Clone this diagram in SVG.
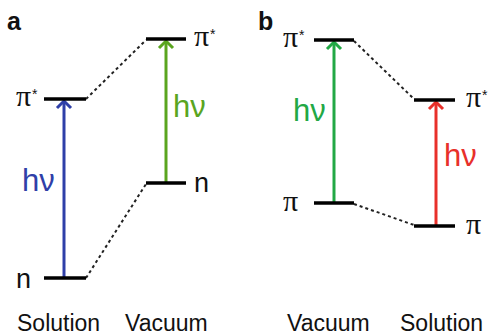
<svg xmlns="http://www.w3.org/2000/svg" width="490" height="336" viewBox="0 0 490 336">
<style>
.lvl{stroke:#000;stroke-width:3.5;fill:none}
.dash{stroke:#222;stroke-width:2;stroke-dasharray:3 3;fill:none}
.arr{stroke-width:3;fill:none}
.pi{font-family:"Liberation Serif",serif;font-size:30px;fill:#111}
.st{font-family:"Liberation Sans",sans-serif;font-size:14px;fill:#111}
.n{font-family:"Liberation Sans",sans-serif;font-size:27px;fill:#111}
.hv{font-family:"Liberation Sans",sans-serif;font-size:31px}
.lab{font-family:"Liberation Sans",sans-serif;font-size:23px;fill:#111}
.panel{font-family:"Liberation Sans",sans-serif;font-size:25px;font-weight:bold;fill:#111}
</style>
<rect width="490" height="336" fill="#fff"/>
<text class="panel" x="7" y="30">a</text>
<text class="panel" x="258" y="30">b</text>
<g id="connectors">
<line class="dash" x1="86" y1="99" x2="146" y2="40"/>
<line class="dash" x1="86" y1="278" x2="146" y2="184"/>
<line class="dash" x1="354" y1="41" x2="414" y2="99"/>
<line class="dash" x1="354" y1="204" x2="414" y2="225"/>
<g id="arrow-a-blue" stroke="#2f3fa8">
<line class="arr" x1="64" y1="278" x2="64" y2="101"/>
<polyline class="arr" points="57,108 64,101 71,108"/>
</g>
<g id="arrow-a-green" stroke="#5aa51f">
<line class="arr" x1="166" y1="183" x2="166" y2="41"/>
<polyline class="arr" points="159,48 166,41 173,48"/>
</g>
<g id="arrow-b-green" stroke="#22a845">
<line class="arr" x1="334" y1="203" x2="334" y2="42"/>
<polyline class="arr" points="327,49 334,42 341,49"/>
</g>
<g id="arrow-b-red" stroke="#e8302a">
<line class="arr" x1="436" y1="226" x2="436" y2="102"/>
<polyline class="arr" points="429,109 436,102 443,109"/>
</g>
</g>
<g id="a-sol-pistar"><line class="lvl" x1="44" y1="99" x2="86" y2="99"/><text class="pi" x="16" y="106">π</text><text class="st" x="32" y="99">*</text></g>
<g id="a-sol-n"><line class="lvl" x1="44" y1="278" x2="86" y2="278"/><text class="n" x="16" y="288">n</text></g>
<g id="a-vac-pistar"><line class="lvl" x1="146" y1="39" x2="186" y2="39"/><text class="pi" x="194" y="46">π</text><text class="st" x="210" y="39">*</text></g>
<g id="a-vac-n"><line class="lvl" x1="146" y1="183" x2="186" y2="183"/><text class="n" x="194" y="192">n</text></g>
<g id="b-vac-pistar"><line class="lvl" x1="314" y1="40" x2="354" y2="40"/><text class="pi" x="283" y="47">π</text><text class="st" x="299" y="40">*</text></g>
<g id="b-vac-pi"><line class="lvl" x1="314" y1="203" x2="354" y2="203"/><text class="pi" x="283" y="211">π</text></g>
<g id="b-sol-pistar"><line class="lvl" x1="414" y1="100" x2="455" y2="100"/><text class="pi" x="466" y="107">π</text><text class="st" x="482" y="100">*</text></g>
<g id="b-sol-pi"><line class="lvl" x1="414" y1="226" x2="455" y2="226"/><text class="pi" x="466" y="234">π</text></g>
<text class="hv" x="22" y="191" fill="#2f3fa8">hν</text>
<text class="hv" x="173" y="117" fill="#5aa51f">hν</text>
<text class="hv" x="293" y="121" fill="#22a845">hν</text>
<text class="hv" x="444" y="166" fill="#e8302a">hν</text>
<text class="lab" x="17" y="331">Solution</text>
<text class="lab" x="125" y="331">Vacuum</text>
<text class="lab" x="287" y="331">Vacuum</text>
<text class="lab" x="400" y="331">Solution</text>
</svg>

___

## Exercise directions
Are you able to set down all the lines above exactly, without any pictures?

## Answer for this exercise
Clone this diagram in SVG.
<svg xmlns="http://www.w3.org/2000/svg" width="490" height="336" viewBox="0 0 490 336">
<style>
.lvl{stroke:#000;stroke-width:3.5;fill:none}
.dash{stroke:#222;stroke-width:2;stroke-dasharray:3 3;fill:none}
.arr{stroke-width:3;fill:none}
.pi{font-family:"Liberation Serif",serif;font-size:30px;fill:#111}
.st{font-family:"Liberation Sans",sans-serif;font-size:14px;fill:#111}
.n{font-family:"Liberation Sans",sans-serif;font-size:27px;fill:#111}
.hv{font-family:"Liberation Sans",sans-serif;font-size:31px}
.lab{font-family:"Liberation Sans",sans-serif;font-size:23px;fill:#111}
.panel{font-family:"Liberation Sans",sans-serif;font-size:25px;font-weight:bold;fill:#111}
</style>
<rect width="490" height="336" fill="#fff"/>
<text class="panel" x="7" y="30">a</text>
<text class="panel" x="258" y="30">b</text>
<g id="connectors">
<line class="dash" x1="86" y1="99" x2="146" y2="40"/>
<line class="dash" x1="86" y1="278" x2="146" y2="184"/>
<line class="dash" x1="354" y1="41" x2="414" y2="99"/>
<line class="dash" x1="354" y1="204" x2="414" y2="225"/>
<g id="arrow-a-blue" stroke="#2f3fa8">
<line class="arr" x1="64" y1="278" x2="64" y2="101"/>
<polyline class="arr" points="57,108 64,101 71,108"/>
</g>
<g id="arrow-a-green" stroke="#5aa51f">
<line class="arr" x1="166" y1="183" x2="166" y2="41"/>
<polyline class="arr" points="159,48 166,41 173,48"/>
</g>
<g id="arrow-b-green" stroke="#22a845">
<line class="arr" x1="334" y1="203" x2="334" y2="42"/>
<polyline class="arr" points="327,49 334,42 341,49"/>
</g>
<g id="arrow-b-red" stroke="#e8302a">
<line class="arr" x1="436" y1="226" x2="436" y2="102"/>
<polyline class="arr" points="429,109 436,102 443,109"/>
</g>
</g>
<g id="a-sol-pistar"><line class="lvl" x1="44" y1="99" x2="86" y2="99"/><text class="pi" x="16" y="106">π</text><text class="st" x="32" y="99">*</text></g>
<g id="a-sol-n"><line class="lvl" x1="44" y1="278" x2="86" y2="278"/><text class="n" x="16" y="288">n</text></g>
<g id="a-vac-pistar"><line class="lvl" x1="146" y1="39" x2="186" y2="39"/><text class="pi" x="194" y="46">π</text><text class="st" x="210" y="39">*</text></g>
<g id="a-vac-n"><line class="lvl" x1="146" y1="183" x2="186" y2="183"/><text class="n" x="194" y="192">n</text></g>
<g id="b-vac-pistar"><line class="lvl" x1="314" y1="40" x2="354" y2="40"/><text class="pi" x="283" y="47">π</text><text class="st" x="299" y="40">*</text></g>
<g id="b-vac-pi"><line class="lvl" x1="314" y1="203" x2="354" y2="203"/><text class="pi" x="283" y="211">π</text></g>
<g id="b-sol-pistar"><line class="lvl" x1="414" y1="100" x2="455" y2="100"/><text class="pi" x="466" y="107">π</text><text class="st" x="482" y="100">*</text></g>
<g id="b-sol-pi"><line class="lvl" x1="414" y1="226" x2="455" y2="226"/><text class="pi" x="466" y="234">π</text></g>
<text class="hv" x="22" y="191" fill="#2f3fa8">hν</text>
<text class="hv" x="173" y="117" fill="#5aa51f">hν</text>
<text class="hv" x="293" y="121" fill="#22a845">hν</text>
<text class="hv" x="444" y="166" fill="#e8302a">hν</text>
<text class="lab" x="17" y="331">Solution</text>
<text class="lab" x="125" y="331">Vacuum</text>
<text class="lab" x="287" y="331">Vacuum</text>
<text class="lab" x="400" y="331">Solution</text>
</svg>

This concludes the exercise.